Throughout the following 30 years the Pan-Pacific would host the Ice Capades and the Harlem Globetrotters, serve as home to the Los Angeles Monarchs of the Pacific Coast Hockey League along with UCLA ice hockey, UCLA men's basketball, USC men's basketball, professional tennis, car shows, political rallies and circuses. During the 1940s it was used for audience-attended national radio broadcasts and in the 1950s for televised professional wrestling shows. At its height, most major indoor events in Los Angeles were held at the Pan-Pacific. Leopold Stokowski conducted there in 1936, 1950s actress Jeanne Crain was crowned "Miss Pan Pacific" there in the early 1940s, General Dwight D. Eisenhower spoke to a beyond-capacity crowd of 10,000 in 1952 a month before being elected President of the United States, Elvis Presley performed there in 1957 shortly before he was drafted into the Army and Vice President Richard Nixon addressed a national audience from the Pan-Pacific in November 1960. The building carried on as Los Angeles' primary indoor venue until the 1972 opening of the much larger Los Angeles Convention Center, after which the Pan-Pacific Auditorium was closed.

Decay and fire

There were hopes throughout the surrounding Fairfax District towards refurbishing the Pan-Pacific, possibly as an ice rink or cultural center and the parking lot soon became a park. However, the building was neglected for many years and damaged by small fires started by transients.

In 1975, the Pan-Pacific made a brief appearance as the entrance to the NBC Studios in Hollywood for the movie Funny Lady. Interest in the building was rekindled somewhat with its 1978 inclusion in the National Register of Historic Places. The 1980 release of the movie musical Xanadu brought renewed hopes the building might be saved when the auditorium's facade was used to portray a dilapidated building which became a sparkling, brightly lit roller disco nightclub, but the movie was critically panned and not an economic success. It also appears at the beginning of the 1980 music video for the Barnes & Barnes song "Fish Heads". Black-and-white film footage of a man with a jet pack flying from left to right in front of the facade was used in the video for the 1981 Devo single, "Beautiful World". The dilapidated façade was used in the video for "Dancing in the Sheets" by Shalamar.
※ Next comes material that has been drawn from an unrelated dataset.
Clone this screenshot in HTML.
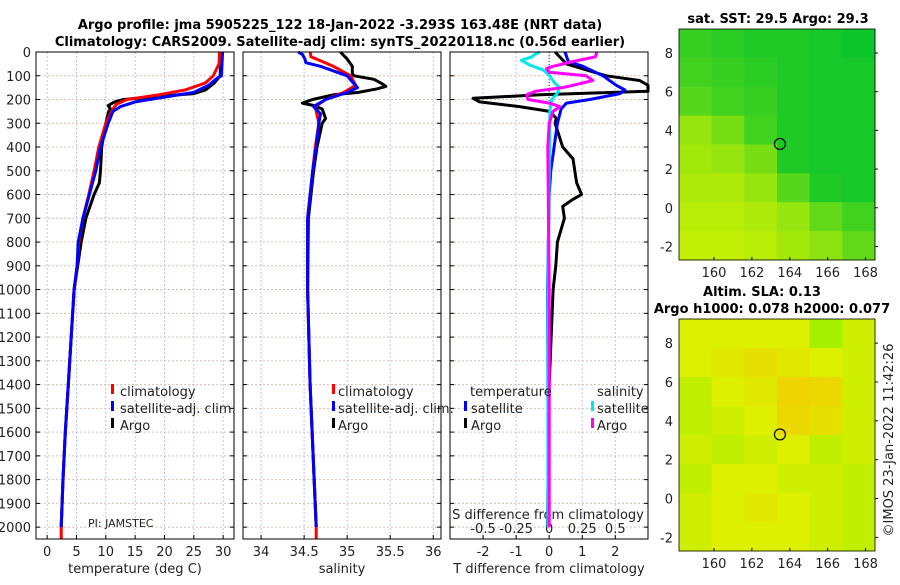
<!DOCTYPE html>
<html><head><meta charset="utf-8"><style>
html,body{margin:0;padding:0;background:#fff;}
svg text{font-family:"DejaVu Sans","Liberation Sans",sans-serif;}
</style></head><body>
<svg id="s" width="900" height="580" viewBox="0 0 900 580" xmlns="http://www.w3.org/2000/svg">
<text x="340" y="29" text-anchor="middle" font-size="13" font-weight="bold">Argo profile: jma 5905225_122 18-Jan-2022 -3.293S 163.48E (NRT data)</text>
<text x="340" y="46" text-anchor="middle" font-size="13" font-weight="bold">Climatology: CARS2009. Satellite-adj clim: synTS_20220118.nc (0.56d earlier)</text>
<g id="g"></g>
</svg>
<script>
// ---------- data ----------
const depthTicks=[0,100,200,300,400,500,600,700,800,900,1000,1100,1200,1300,1400,1500,1600,1700,1800,1900,2000];
const tempTicks=[0,5,10,15,20,25,30];
const salTicks=[34,34.5,35,35.5,36];
const tdiffTicks=[-2,-1,0,1,2];
const sdiffTicks=[-0.5,-0.25,0,0.25,0.5];
const sdiffTickLabels=["-0.5","-0.25","0","0.25","0.5"];
const tClimD=[0,50,100,130,160,180,200,220,240,300,400,500,600,700,800,900,1000,1200,1400,1600,1800,2000,2050];
const tClimV=[29.4,29.3,28.3,27,23.5,19,13.6,11.8,11.2,10.0,8.8,8.0,7.1,6.1,5.4,5.1,4.6,4.1,3.6,3.1,2.7,2.4,2.4];
const tSatD=[0,100,110,140,170,190,210,230,250,300,400,500,600,700,800,900,1000,1200,1400,1600,1800,2000];
const tSatV=[29.9,29.7,29.0,27.5,25,20,15,12.5,11.2,10.4,9.1,8.3,7.2,6.1,5.3,5.1,4.6,4.1,3.6,3.1,2.7,2.4];
const tArgoD=[0,100,130,160,175,185,200,210,225,240,250,300,400,500,550,600,700,800,900,1000,1200,1400,1600,1800,2000];
const tArgoV=[29.6,29.5,28.5,27.0,25,20,13,11.5,10.4,10.8,10.5,10.0,9.3,9.1,8.9,8.0,6.6,5.8,5.2,4.6,4.1,3.6,3.1,2.7,2.4];
const sClimD=[0,20,60,100,140,170,200,230,300,400,500,700,1000,1400,2000,2050];
const sClimV=[34.57,34.58,34.84,35.04,35.1,34.96,34.75,34.63,34.67,34.63,34.6,34.54,34.54,34.57,34.64,34.64];
const sSatD=[0,10,30,45,60,100,130,150,170,200,230,260,300,400,500,700,1000,1400,2000];
const sSatV=[34.43,34.48,34.51,34.52,34.69,35.0,35.07,35.12,35.0,34.75,34.61,34.69,34.67,34.64,34.6,34.54,34.54,34.57,34.64];
const sArgoD=[0,30,60,90,100,115,130,145,155,170,180,200,215,225,240,280,300,400,500,700,1000,1400,2000];
const sArgoV=[34.92,35.0,35.06,35.06,35.08,35.31,35.39,35.45,35.35,35.13,34.84,34.6,34.48,34.61,34.71,34.75,34.71,34.65,34.61,34.55,34.54,34.57,34.64];
const dtArgoD=[0,50,80,100,120,140,165,180,195,210,230,250,280,300,400,450,550,600,620,650,700,800,900,1000,1400,2000];
const dtArgoV=[0.18,0.52,1.23,1.73,2.74,3.1,3.1,-0.28,-2.3,-2.1,-0.9,0.02,0.22,0.18,0.41,0.72,0.83,0.98,0.72,0.41,0.46,0.25,0.2,0.12,0.0,-0.05];
const dtSatD=[0,40,60,100,140,160,175,200,215,240,300,400,500,600,1000,2000];
const dtSatV=[0.48,0.58,1.02,1.63,2.03,2.29,2.14,1.23,0.52,0.36,0.25,0.15,0.05,0.0,-0.05,-0.02];
const dsSatD=[0,10,20,35,55,75,100,130,150,175,200,250,300,1000,2000];
const dsSatV=[-0.07,-0.108,-0.13,-0.21,-0.146,-0.047,0.005,0.04,0.08,0.06,0.02,0.005,0.005,-0.01,-0.01];
const dsArgoD=[0,20,40,60,70,85,100,120,140,150,165,180,200,215,230,250,300,400,1000,2000];
const dsArgoV=[0.36,0.35,0.18,0.03,-0.02,0.0,0.28,0.33,0.18,0.1,-0.1,-0.17,-0.16,0.0,0.08,0.03,0.0,-0.01,0.0,0.0];
const lonTicks=[160,162,164,166,168];
const latTicks=[-2,0,2,4,6,8];
const sstGrid=[[0.75,0.8,0.85,0.85,0.9,0.95],[0.7,0.75,0.8,0.85,0.9,0.9],[0.6,0.7,0.75,0.85,0.9,0.9],[0.3,0.45,0.7,0.85,0.9,0.9],[0.25,0.3,0.45,0.85,0.9,0.9],[0.2,0.2,0.3,0.6,0.85,0.9],[0.15,0.15,0.2,0.3,0.55,0.7],[0.1,0.1,0.15,0.25,0.35,0.55]];
const slaGrid=[[0.5,0.5,0.5,0.5,0.1,0.4],[0.5,0.6,0.7,0.6,0.5,0.4],[0.3,0.5,0.6,0.85,0.8,0.4],[0.3,0.4,0.5,0.8,0.7,0.4],[0.4,0.3,0.4,0.5,0.3,0.4],[0.3,0.5,0.5,0.4,0.4,0.3],[0.4,0.5,0.6,0.5,0.4,0.3],[0.4,0.5,0.5,0.5,0.4,0.3]];
const argoLon=163.48, argoLat=3.3;

// ---------- helpers ----------
const NS="http://www.w3.org/2000/svg", G=document.getElementById('g');
function mk(t,a,p){const e=document.createElementNS(NS,t);for(const k in a)e.setAttribute(k,a[k]);(p||G).appendChild(e);return e;}
const Y0=52, Y1=539, DMAX=2050;
const yD=d=>Y0+d*(Y1-Y0)/DMAX;
const panels=[{x0:36,x1:234,min:-1.9,max:31.85},{x0:243,x1:441,min:33.79,max:36.09},{x0:450,x1:648,min:-3.0,max:2.99}];
const xs=(p,v)=>p.x0+(v-p.min)*(p.x1-p.x0)/(p.max-p.min);
function grid(p,ticks,name){
  ticks.forEach(t=>{const x=xs(p,t);
    const l=mk('line',{x1:x,x2:x,y1:Y0,y2:Y1,stroke:'#b8c4e8','stroke-width':1,'stroke-dasharray':'2,2'});
    
    const tk=mk('line',{x1:x,x2:x,y1:Y1,y2:Y1-4,stroke:'#000'});});
  depthTicks.forEach(d=>{const y=yD(d);
    const l=mk('line',{x1:p.x0,x2:p.x1,y1:y,y2:y,stroke:'#d8c0b0','stroke-width':1,'stroke-dasharray':'2,2'});
    
    const tk=mk('line',{x1:p.x0,x2:p.x0+4,y1:y,y2:y,stroke:'#000'});
    const tk2=mk('line',{x1:p.x1,x2:p.x1-4,y1:y,y2:y,stroke:'#000'});});
}
function frame(p,name){const r=mk('rect',{x:p.x0,y:Y0,width:p.x1-p.x0,height:Y1-Y0,fill:'none',stroke:'#000','stroke-width':1});
  }
function line(p,D,V,col,name,scale){const pts=D.map((d,i)=>{let x=xs(p,V[i]*(scale||1));x=Math.max(p.x0,Math.min(p.x1,x));return x.toFixed(1)+','+yD(d).toFixed(1);}).join(' ');
  const e=mk('polyline',{points:pts,fill:'none',stroke:col,'stroke-width':3,'stroke-linejoin':'round'});
  }
function txt(x,y,s,a,name,extra){const e=mk('text',Object.assign({x:x,y:y,'font-size':13,'text-anchor':a||'start',fill:'#222'},extra||{}));e.textContent=s;
  return e;}
function legBar(x,y,col,name){const e=mk('rect',{x:x,y:y-11,width:3,height:10,fill:col});}

// ---------- panels ----------
const P=panels;
grid(P[0],tempTicks,'temp');grid(P[1],salTicks,'sal');grid(P[2],tdiffTicks,'diff');
depthTicks.forEach(d=>txt(31,yD(d)+5,String(d),'end','depth-tick-label'));
tempTicks.forEach(t=>txt(xs(P[0],t),556,String(t),'middle','temp-tick-label'));
salTicks.forEach(t=>txt(xs(P[1],t),556,String(t),'middle','sal-tick-label'));
tdiffTicks.forEach(t=>txt(xs(P[2],t),556,String(t),'middle','tdiff-tick-label'));
sdiffTicks.forEach((t,i)=>txt(xs(P[2],t*4),533,sdiffTickLabels[i],'middle','sdiff-tick-label'));
txt(135,573,'temperature (deg C)','middle','temp-axis-title');
txt(342,573,'salinity','middle','sal-axis-title');
txt(549,573,'T difference from climatology','middle','tdiff-axis-title');
txt(548,519,'S difference from climatology','middle','sdiff-axis-title');
txt(88,527,'PI: JAMSTEC','start','pi-label',{'font-size':11});
{const x=xs(P[2],0);const e=mk('line',{x1:x,x2:x,y1:Y0,y2:yD(250),stroke:'#333','stroke-dasharray':'1,2'});}
line(P[0],tArgoD,tArgoV,'#000','temp-argo-line');
line(P[0],tClimD,tClimV,'#ff0000','temp-climatology-line');
line(P[0],tSatD,tSatV,'#0000ff','temp-satellite-line');
line(P[1],sArgoD,sArgoV,'#000','sal-argo-line');
line(P[1],sClimD,sClimV,'#ff0000','sal-climatology-line');
line(P[1],sSatD,sSatV,'#0000ff','sal-satellite-line');
line(P[2],dtArgoD,dtArgoV,'#000','tdiff-argo-line');
line(P[2],dtSatD,dtSatV,'#0000ff','tdiff-satellite-line');
line(P[2],dsSatD,dsSatV,'#00e8e8','sdiff-satellite-line',4);
line(P[2],dsArgoD,dsArgoV,'#ff00ff','sdiff-argo-line',4);
frame(P[0],'temp-panel');frame(P[1],'sal-panel');frame(P[2],'diff-panel');
[[111,120],[332,338]].forEach(([bx,tx],k)=>{
  legBar(bx,395,'#ff0000','legend-climatology-swatch');txt(tx,396,'climatology','start','legend-climatology');
  legBar(bx,412,'#0000ff','legend-satellite-swatch');txt(tx,413,'satellite-adj. clim.','start','legend-satellite');
  legBar(bx,429,'#000','legend-argo-swatch');txt(tx,430,'Argo','start','legend-argo');});
txt(470,396,'temperature','start','legend-temperature-header');
txt(597,396,'salinity','start','legend-salinity-header');
legBar(464,412,'#0000ff','legend-t-satellite-swatch');txt(471,413,'satellite','start','legend-t-satellite');
legBar(464,429,'#000','legend-t-argo-swatch');txt(471,430,'Argo','start','legend-t-argo');
legBar(591,412,'#00e8e8','legend-s-satellite-swatch');txt(597,413,'satellite','start','legend-s-satellite');
legBar(591,429,'#ff00ff','legend-s-argo-swatch');txt(597,430,'Argo','start','legend-s-argo');

// ---------- maps ----------
function lerpC(a,b,t){return 'rgb('+a.map((v,i)=>Math.round(v+(b[i]-v)*t)).join(',')+')';}
function cmap3(v,c0,c1,c2){return v<0.5?lerpC(c0,c1,v*2):lerpC(c1,c2,(v-0.5)*2);}
function map(y0,y1,gridV,colf,name){
  const m={x0:679,x1:875,y0:y0,y1:y1,lon0:158.15,lon1:168.5,lat0:9.24,lat1:-2.7};
  const xl=l=>m.x0+(l-m.lon0)*(m.x1-m.x0)/(m.lon1-m.lon0);
  const yl=l=>m.y0+(l-m.lat0)*(m.y1-m.y0)/(m.lat1-m.lat0);
  const R=gridV.length,C=gridV[0].length,cw=(m.x1-m.x0)/C,ch=(m.y1-m.y0)/R;
  gridV.forEach((row,r)=>row.forEach((v,c)=>{const e=mk('rect',{x:m.x0+c*cw,y:m.y0+r*ch,width:cw+0.5,height:ch+0.5,fill:colf(v)});
    }));
  const f=mk('rect',{x:m.x0,y:m.y0,width:m.x1-m.x0,height:m.y1-m.y0,fill:'none',stroke:'#000','stroke-width':0.8});
  
  lonTicks.forEach(l=>{txt(xl(l),m.y1+17,String(l),'middle',name+'-lon-label');
    const t=mk('line',{x1:xl(l),x2:xl(l),y1:m.y1,y2:m.y1-3,stroke:'#000'});});
  latTicks.forEach(l=>{txt(m.x0-6,yl(l)+5,String(l),'end',name+'-lat-label');
    const t=mk('line',{x1:m.x1,x2:m.x1+3,y1:yl(l),y2:yl(l),stroke:'#000'});});
  const c=mk('circle',{cx:xl(argoLon),cy:yl(argoLat),r:5.5,fill:'none',stroke:'#000','stroke-width':1.2});
  
}
map(29,260,sstGrid,v=>lerpC([216,244,0],[0,195,45],v),'sst-map');
map(319,551,slaGrid,v=>cmap3(v,[150,240,0],[220,240,0],[245,200,0]),'sla-map');
txt(778,23,'sat. SST: 29.5 Argo: 29.3','middle','sst-map-title',{'font-weight':'bold','fill':'#000'});
txt(762,296,'Altim. SLA: 0.13','middle','sla-map-title',{'font-weight':'bold','fill':'#000'});
txt(772,313,'Argo h1000: 0.078 h2000: 0.077','middle','sla-map-subtitle',{'font-weight':'bold','fill':'#000'});
txt(893,440,'©IMOS 23-Jan-2022 11:42:26','middle','imos-timestamp',{transform:'rotate(-90 893 440)'});
</script>
</body></html>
Its final appearance was in the 1988 movie Miracle Mile.

The auditorium continued to deteriorate throughout the 1980s, mostly owing to neglect. A large loading door on the southeast corner was often forced open, allowing free access to anyone. A fire in May 1983 damaged the northern end. On the evening of May 24, 1989 (six days after the 54th anniversary of its opening), the Pan-Pacific Auditorium was destroyed by a fire, the smoke from which was visible throughout the Los Angeles basin.

Site today
The site is now part of Pan-Pacific Park. An urban park with a recreation center, designed as a scaled-down replica of one of the famous towers, opened in 2002.

Pop culture

The facade of the building was used in the motion picture Xanadu, in which a muse (a daughter of Zeus) convinces two men to convert the classic but decaying building into a music and entertainment venue. Through special effects, the building is transformed to outshine the building in its heyday.

The video for "She's My Girl" by The Babys featured the band playing in front of, as well as on top of the building and its iconic flagpole facades.

Similarly, The Producers' 1982 music video "She Sheila" was partly filmed in front of the facade.

The 1984 motion picture Ghost Warrior, in which a deep-frozen 400-year-old samurai is shipped to Los Angeles, where he comes back to life, includes scenes of both the seriously decayed façade and the dimly lit interior. In the interior shots, the columns with angled knee bracing and the distinctive arched bowstring trusses are briefly visible.

The music video for the 1988 song "Going Back to Cali" by LL Cool J has a black and white photograph of the building in the opening sequence.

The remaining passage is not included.